Exercise prompt
Keep only the lines that hold the string "chart", filtering out the rest of the entries below.

Input data
════

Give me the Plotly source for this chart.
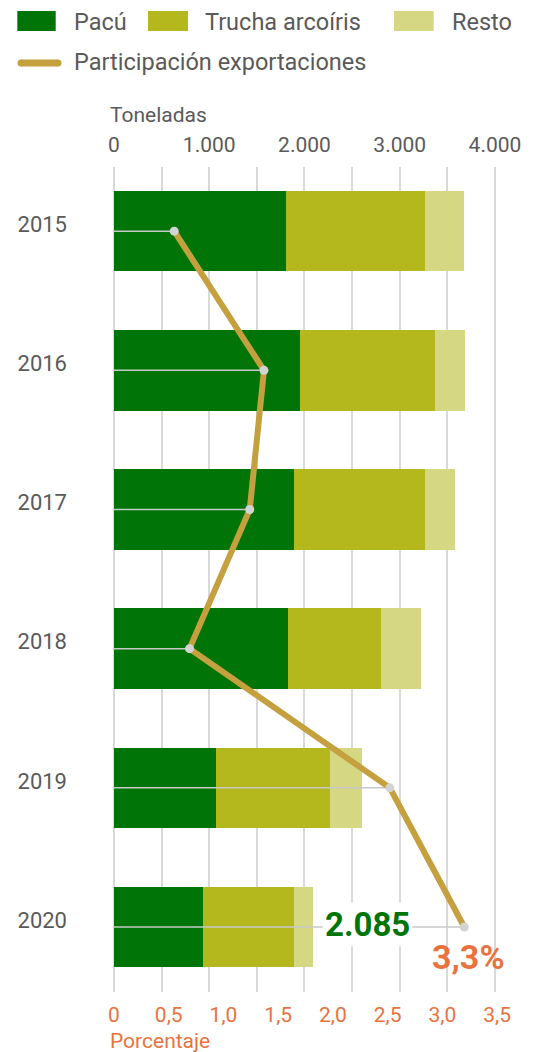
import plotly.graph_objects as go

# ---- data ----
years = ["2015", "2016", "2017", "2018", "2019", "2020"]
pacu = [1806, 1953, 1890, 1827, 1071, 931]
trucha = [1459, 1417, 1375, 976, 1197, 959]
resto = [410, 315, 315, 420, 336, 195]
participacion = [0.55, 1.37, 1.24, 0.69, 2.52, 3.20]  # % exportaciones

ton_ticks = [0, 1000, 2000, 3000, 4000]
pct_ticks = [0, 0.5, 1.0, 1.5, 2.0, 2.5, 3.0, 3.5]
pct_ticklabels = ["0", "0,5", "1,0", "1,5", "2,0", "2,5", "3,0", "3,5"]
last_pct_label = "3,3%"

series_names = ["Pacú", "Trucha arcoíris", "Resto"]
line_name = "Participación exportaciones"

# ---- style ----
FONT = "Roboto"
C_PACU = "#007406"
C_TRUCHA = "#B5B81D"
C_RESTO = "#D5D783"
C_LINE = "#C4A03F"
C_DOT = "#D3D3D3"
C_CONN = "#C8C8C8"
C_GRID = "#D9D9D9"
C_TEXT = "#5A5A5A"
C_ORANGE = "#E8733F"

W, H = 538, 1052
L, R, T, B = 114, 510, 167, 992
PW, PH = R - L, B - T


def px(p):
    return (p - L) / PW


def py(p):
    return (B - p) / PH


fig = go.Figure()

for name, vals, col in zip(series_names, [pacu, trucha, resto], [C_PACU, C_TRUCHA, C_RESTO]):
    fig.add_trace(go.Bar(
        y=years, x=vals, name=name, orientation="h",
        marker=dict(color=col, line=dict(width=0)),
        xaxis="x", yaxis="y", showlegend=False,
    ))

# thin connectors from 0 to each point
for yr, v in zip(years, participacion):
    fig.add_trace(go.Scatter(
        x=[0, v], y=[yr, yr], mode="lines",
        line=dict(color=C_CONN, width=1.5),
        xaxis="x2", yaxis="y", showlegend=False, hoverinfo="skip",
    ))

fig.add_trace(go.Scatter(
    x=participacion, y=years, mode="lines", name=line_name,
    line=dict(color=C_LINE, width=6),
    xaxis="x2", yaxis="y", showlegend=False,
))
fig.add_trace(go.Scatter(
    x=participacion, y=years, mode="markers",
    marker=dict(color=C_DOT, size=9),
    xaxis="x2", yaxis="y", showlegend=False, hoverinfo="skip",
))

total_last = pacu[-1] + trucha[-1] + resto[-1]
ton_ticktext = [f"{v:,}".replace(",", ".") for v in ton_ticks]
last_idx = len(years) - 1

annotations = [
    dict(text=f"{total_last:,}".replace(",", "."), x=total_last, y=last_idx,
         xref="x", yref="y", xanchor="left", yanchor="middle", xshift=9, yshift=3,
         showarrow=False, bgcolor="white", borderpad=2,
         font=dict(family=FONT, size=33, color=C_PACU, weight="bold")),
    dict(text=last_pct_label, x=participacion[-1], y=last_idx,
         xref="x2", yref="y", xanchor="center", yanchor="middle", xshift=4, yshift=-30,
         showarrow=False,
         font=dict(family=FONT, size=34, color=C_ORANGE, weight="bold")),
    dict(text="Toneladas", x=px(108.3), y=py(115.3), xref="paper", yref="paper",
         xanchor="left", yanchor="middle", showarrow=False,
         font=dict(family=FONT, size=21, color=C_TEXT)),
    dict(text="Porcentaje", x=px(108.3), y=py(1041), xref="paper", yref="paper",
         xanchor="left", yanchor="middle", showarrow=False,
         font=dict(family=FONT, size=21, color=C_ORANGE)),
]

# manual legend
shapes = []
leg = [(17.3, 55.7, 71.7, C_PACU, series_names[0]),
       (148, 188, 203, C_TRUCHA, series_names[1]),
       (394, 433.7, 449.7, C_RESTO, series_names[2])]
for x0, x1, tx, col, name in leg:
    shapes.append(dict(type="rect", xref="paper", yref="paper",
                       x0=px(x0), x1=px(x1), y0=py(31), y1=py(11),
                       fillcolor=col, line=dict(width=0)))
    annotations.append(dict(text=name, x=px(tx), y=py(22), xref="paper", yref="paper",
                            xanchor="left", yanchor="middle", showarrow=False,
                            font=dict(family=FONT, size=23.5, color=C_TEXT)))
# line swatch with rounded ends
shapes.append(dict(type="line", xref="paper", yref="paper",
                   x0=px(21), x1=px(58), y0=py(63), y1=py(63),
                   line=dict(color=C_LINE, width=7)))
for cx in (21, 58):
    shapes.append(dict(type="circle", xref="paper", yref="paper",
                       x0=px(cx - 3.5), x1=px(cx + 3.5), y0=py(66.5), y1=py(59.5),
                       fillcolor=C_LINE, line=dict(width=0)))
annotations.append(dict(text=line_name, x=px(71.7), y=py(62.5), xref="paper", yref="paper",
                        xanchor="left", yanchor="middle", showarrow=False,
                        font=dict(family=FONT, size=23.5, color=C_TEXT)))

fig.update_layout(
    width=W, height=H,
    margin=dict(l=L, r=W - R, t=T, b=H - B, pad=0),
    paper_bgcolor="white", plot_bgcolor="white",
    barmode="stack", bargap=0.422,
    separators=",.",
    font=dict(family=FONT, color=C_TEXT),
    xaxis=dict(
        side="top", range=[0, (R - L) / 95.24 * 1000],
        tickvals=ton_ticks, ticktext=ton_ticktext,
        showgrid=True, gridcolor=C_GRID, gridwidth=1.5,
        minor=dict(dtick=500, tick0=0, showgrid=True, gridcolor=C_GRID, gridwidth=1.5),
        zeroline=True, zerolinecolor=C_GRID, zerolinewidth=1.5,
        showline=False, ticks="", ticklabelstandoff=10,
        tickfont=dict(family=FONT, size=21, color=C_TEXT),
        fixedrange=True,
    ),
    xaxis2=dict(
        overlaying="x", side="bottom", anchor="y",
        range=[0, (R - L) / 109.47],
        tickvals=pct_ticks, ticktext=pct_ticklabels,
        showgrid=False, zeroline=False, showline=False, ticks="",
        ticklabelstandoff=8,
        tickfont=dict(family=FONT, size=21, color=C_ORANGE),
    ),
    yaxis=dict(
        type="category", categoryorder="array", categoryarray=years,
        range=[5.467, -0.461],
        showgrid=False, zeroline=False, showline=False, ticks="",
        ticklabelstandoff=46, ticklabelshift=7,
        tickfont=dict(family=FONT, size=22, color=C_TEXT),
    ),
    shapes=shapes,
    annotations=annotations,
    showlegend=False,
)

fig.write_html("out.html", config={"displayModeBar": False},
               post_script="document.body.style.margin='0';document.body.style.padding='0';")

════

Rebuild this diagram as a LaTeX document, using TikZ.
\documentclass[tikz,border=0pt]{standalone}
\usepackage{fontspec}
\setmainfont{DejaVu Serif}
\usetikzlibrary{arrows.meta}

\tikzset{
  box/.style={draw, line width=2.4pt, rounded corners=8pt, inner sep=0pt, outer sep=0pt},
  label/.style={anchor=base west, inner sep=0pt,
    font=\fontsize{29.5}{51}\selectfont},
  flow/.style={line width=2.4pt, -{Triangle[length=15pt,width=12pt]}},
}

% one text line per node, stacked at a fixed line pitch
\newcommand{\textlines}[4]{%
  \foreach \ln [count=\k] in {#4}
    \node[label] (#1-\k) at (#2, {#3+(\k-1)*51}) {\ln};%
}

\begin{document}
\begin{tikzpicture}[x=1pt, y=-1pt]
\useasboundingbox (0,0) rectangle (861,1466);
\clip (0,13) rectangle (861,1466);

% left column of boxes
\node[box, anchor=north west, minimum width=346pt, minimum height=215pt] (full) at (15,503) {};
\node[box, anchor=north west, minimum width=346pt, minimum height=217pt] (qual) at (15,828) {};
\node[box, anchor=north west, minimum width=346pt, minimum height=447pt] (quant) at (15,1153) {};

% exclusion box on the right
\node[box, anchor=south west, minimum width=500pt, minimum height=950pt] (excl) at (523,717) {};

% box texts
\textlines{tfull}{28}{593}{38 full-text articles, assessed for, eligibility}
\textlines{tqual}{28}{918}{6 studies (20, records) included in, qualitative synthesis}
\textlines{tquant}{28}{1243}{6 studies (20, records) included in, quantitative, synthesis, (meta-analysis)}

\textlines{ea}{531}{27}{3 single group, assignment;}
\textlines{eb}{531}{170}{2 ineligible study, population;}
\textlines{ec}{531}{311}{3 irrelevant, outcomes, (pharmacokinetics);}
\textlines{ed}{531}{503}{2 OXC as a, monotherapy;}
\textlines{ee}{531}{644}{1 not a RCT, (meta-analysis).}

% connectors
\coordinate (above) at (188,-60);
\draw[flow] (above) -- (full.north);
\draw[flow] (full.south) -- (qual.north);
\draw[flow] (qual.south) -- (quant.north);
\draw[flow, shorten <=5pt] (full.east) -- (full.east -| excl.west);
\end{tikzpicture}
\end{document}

════

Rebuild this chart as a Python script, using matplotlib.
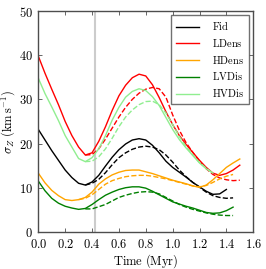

════

The completed task
Give me the Plotly source for this chart.
Rebuild this chart as a Python script, using matplotlib.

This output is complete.